- _SHORT TASK_: Nothing outside the range from the line with "Recreate this image" to the line with "import * as" belongs in the copy, and no pictures do either; repeat that range exactly.

# START OF DATA SUPPLIED

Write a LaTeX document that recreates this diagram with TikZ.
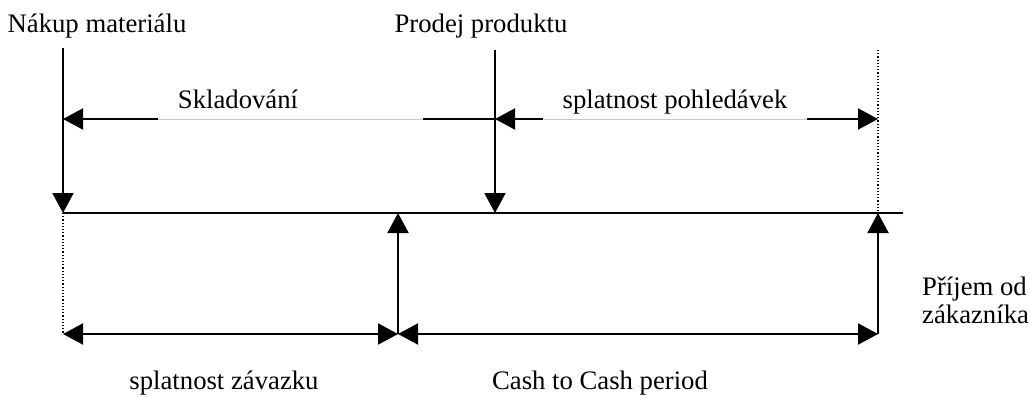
\documentclass[tikz,border=0pt]{standalone}
\usepackage{fontspec}
\setmainfont{Liberation Serif}
\usetikzlibrary{arrows.meta}
\begin{document}
\begin{tikzpicture}[x=1pt,y=-1pt,
  line/.style={line width=2pt},
  arr/.style={line width=2pt,-{Triangle[length=20pt,width=21pt]}},
  dbl/.style={line width=2pt,{Triangle[length=20pt,width=21pt]}-{Triangle[length=20pt,width=21pt]}},
  guide/.style={line width=1.2pt,dotted},
  faint/.style={line width=1pt,draw={rgb,255:red,200;green,200;blue,200}},
  lbl/.style={font=\fontsize{26.7}{28}\selectfont,inner sep=0pt,anchor=base}]
\useasboundingbox (0,0) rectangle (1030,396);
% coordinates
\coordinate (Atop) at (63,48);
\coordinate (A0) at (63,213);
\coordinate (A1) at (63,334);
\coordinate (AS) at (63,119);
\coordinate (Ptop) at (495,50);
\coordinate (P0) at (495,213);
\coordinate (PS) at (495,119);
\coordinate (Rtop) at (878,50);
\coordinate (R0) at (878,213);
\coordinate (R1) at (878,334);
\coordinate (RS) at (878,119);
\coordinate (Z0) at (398,213);
\coordinate (Z1) at (398,334);
\coordinate (E) at (903,213);
\coordinate (S1) at (158,119);
\coordinate (S2) at (423,119);
\coordinate (S3) at (543,119);
\coordinate (S4) at (807,119);
% labels
\node[lbl] (nakup) at (97,33) {Nákup materiálu};
\node[lbl] (prodej) at (481,33) {Prodej produktu};
\node[lbl] (sklad) at (238,108) {Skladování};
\node[lbl] (pohl) at (675,108) {splatnost pohledávek};
\node[lbl] (zav) at (224,389) {splatnost závazku};
\node[lbl] (c2c) at (600,389) {Cash to Cash period};
\node[lbl,anchor=base west,align=left] (prijem) at (922,323) {Příjem od\\zákazníka};
% main axis
\draw[line] (A0) -- (E);
% verticals
\draw[arr] (Atop) -- (A0);
\draw[arr] (Ptop) -- (P0);
\draw[guide] (Rtop) -- (R0);
\draw[guide] (A0) -- (A1);
\draw[arr] (Z1) -- (Z0);
\draw[arr] (R1) -- (R0);
% skladovani / pohledavky
\draw[faint] (S1) -- (S2);
\draw[faint] (S3) -- (S4);
\draw[arr] (S1) -- (AS);
\draw[line] (S2) -- (PS);
\draw[arr] (S3) -- (PS);
\draw[arr] (S4) -- (RS);
% bottom periods
\draw[dbl] (A1) -- (Z1);
\draw[dbl] (Z1) -- (R1);
\end{tikzpicture}
\end{document}
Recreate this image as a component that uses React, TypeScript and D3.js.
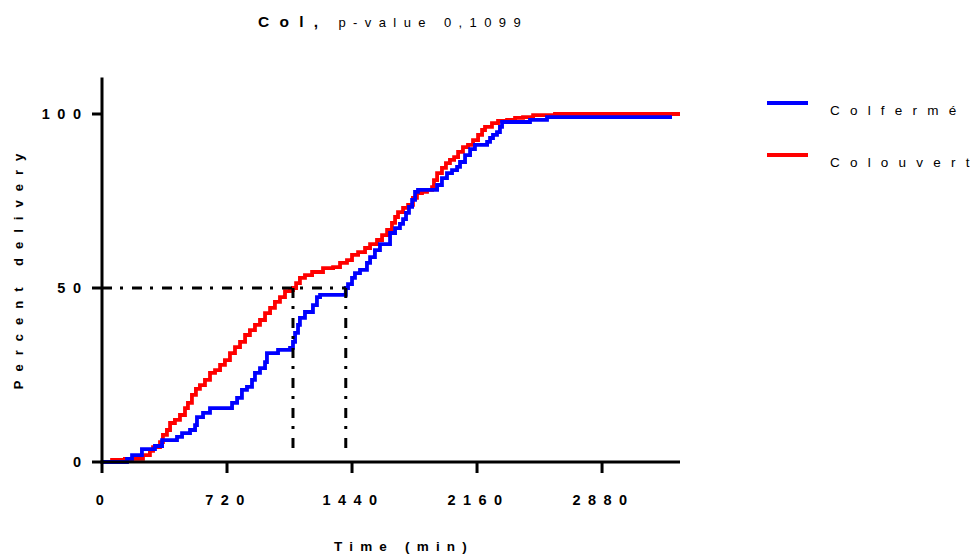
import React from "react";
import * as d3 from "d3";

// Time in minutes, cumulative percent delivered (step points)
const fermeTimes = [0, 144, 173, 230, 305, 346, 432, 461, 507, 536, 547, 582, 622, 749, 778, 806, 835, 864, 881, 910, 939, 950, 1014, 1083, 1100, 1112, 1129, 1140, 1169, 1215, 1238, 1256, 1404, 1417, 1440, 1457, 1486, 1526, 1544, 1572, 1601, 1659, 1688, 1716, 1734, 1751, 1768, 1786, 1803, 1820, 1930, 1958, 1987, 2016, 2045, 2062, 2091, 2120, 2148, 2218, 2235, 2252, 2275, 2292, 2304, 2465, 2563, 3283];
const fermeValues = [0, 0.9, 2.0, 3.7, 4.6, 6.3, 7.2, 8.3, 9.2, 10.6, 12.9, 14.1, 15.5, 17.0, 18.4, 20.7, 21.6, 23.6, 25.6, 27.0, 28.7, 31.3, 32.2, 32.8, 34.5, 37.1, 39.4, 41.4, 43.1, 45.1, 47.4, 48.0, 50.0, 51.1, 52.9, 54.3, 55.2, 57.2, 58.9, 60.9, 62.6, 65.8, 67.2, 68.4, 69.8, 71.6, 73.3, 75.3, 77.6, 78.2, 79.6, 81.6, 83.0, 83.9, 84.8, 86.2, 88.2, 89.9, 91.1, 92.0, 93.1, 94.0, 94.8, 96.3, 97.7, 98.3, 99.1, 99.1];

const ouvertTimes = [0, 58, 132, 236, 276, 294, 334, 351, 374, 392, 420, 449, 478, 495, 518, 541, 564, 593, 622, 651, 680, 708, 737, 766, 795, 824, 852, 881, 910, 939, 968, 996, 1025, 1054, 1083, 1100, 1118, 1140, 1169, 1210, 1273, 1331, 1371, 1411, 1440, 1475, 1515, 1544, 1584, 1613, 1642, 1670, 1688, 1705, 1734, 1763, 1791, 1814, 1843, 1872, 1901, 1912, 1930, 1958, 1981, 2004, 2028, 2051, 2079, 2108, 2137, 2166, 2189, 2206, 2246, 2281, 2333, 2379, 2425, 2483, 2609, 3329];
const ouvertValues = [0, 0.6, 0.9, 2.0, 3.2, 4.3, 5.7, 7.8, 9.2, 11.2, 12.1, 13.5, 15.5, 17.0, 19.3, 21.0, 22.1, 23.6, 25.6, 26.4, 27.9, 29.3, 31.3, 33.0, 34.5, 36.5, 37.9, 39.4, 40.8, 42.8, 44.3, 46.0, 47.4, 49.1, 49.4, 50.0, 51.4, 52.9, 53.7, 54.6, 55.7, 56.0, 57.2, 58.0, 59.5, 60.3, 61.5, 62.6, 63.8, 65.2, 66.7, 68.7, 70.4, 71.8, 73.0, 73.9, 75.9, 77.3, 77.6, 78.2, 79.0, 81.0, 83.0, 84.5, 85.9, 86.8, 87.6, 89.1, 90.5, 91.1, 92.5, 94.0, 95.4, 96.3, 97.4, 98.0, 98.3, 98.9, 99.1, 99.7, 100, 100];

const medianTimes = [1100, 1404];
const medianLevel = 50;
const xTicks = [0, 720, 1440, 2160, 2880];
const yTicks = [0, 50, 100];
const seriesNames = ["Colfermé", "Colouvert"];
const seriesColors = ["#0000ff", "#ff0000"];

const FONT = "'Liberation Sans', Arial, Helvetica, sans-serif";

export default function App() {
  const x = d3.scaleLinear().domain([0, 3329]).range([102, 680]);
  const y = d3.scaleLinear().domain([0, 100]).range([462, 114]);
  const yTop = y(110.5);

  const line = d3
    .line<[number, number]>()
    .x((d) => x(d[0]))
    .y((d) => y(d[1]))
    .curve(d3.curveStepAfter);

  const series = [
    { times: fermeTimes, values: fermeValues },
    { times: ouvertTimes, values: ouvertValues },
  ];

  const dash = "10,8,3,9";
  const tickSpacing = 7.5;

  return (
    <svg
      width={975}
      height={556}
      style={{ position: "absolute", left: 0, top: 0, background: "#fff" }}
      fontFamily={FONT}
    >
      {/* Title */}
      <text x={258} y={27} fill="#000">
        <tspan fontSize={15.5} fontWeight="bold" letterSpacing={10.3}>Col,</tspan>
        <tspan fontSize={13} letterSpacing={7.4} dx={10}>p-value 0,1099</tspan>
      </text>

      {/* series */}
      {[1, 0].map((i) => (
        <path
          key={i}
          d={line(series[i].times.map((t, k) => [t, series[i].values[k]] as [number, number])) || ""}
          fill="none"
          stroke={seriesColors[i]}
          strokeWidth={3.8}
        />
      ))}

      {/* median dash-dot lines */}
      <line
        x1={x(0)}
        x2={x(medianTimes[1])}
        y1={y(medianLevel)}
        y2={y(medianLevel)}
        stroke="#000"
        strokeWidth={3}
        strokeDasharray={dash}
      />
      {medianTimes.map((m) => (
        <line
          key={m}
          x1={x(m)}
          x2={x(m)}
          y1={y(medianLevel)}
          y2={y(2)}
          stroke="#000"
          strokeWidth={3}
          strokeDasharray={dash}
        />
      ))}

      {/* Y axis */}
      <line x1={x(0)} x2={x(0)} y1={yTop} y2={y(0) + 1.5} stroke="#000" strokeWidth={3} />
      {yTicks.map((t) => (
        <g key={t}>
          <line x1={x(0) - 10} x2={x(0)} y1={y(t)} y2={y(t)} stroke="#000" strokeWidth={3} />
          <text
            x={81 + tickSpacing}
            y={y(t) + 5}
            textAnchor="end"
            fontSize={14.5}
            fontWeight="bold"
            letterSpacing={tickSpacing}
          >
            {t}
          </text>
        </g>
      ))}

      {/* X axis */}
      <line x1={x(0) - 1.5} x2={680} y1={y(0)} y2={y(0)} stroke="#000" strokeWidth={3} />
      {xTicks.map((t) => (
        <g key={t}>
          <line x1={x(t)} x2={x(t)} y1={y(0)} y2={y(0) + 11} stroke="#000" strokeWidth={3} />
          <text
            x={x(t) + 1.5}
            y={505}
            textAnchor="middle"
            fontSize={14.5}
            fontWeight="bold"
            letterSpacing={tickSpacing}
          >
            {t}
          </text>
        </g>
      ))}

      {/* Axis titles */}
      <text x={404} y={551} textAnchor="middle" fontSize={13.5} fontWeight="bold" letterSpacing={7.2}>
        Time (min)
      </text>
      <text
        transform={`translate(23, 267) rotate(-90)`}
        textAnchor="middle"
        fontSize={13}
        fontWeight="bold"
        letterSpacing={9}
      >
        Percent delivery
      </text>

      {/* Legend */}
      {seriesNames.map((name, i) => (
        <g key={name}>
          <line x1={767} x2={808} y1={103 + i * 52} y2={103 + i * 52} stroke={seriesColors[i]} strokeWidth={4} />
          <text x={830} y={115 + i * 52} fontSize={13.5}>
            <tspan letterSpacing={10.2}>{name.slice(0, -1)}</tspan>
            <tspan letterSpacing={0}>{name.slice(-1)}</tspan>
          </text>
        </g>
      ))}
    </svg>
  );
}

# END OF DATA SUPPLIED

- _WRITTEN SOLUTION_:
Recreate this image as a component that uses React, TypeScript and D3.js.
import React from "react";
import * as d3 from "d3";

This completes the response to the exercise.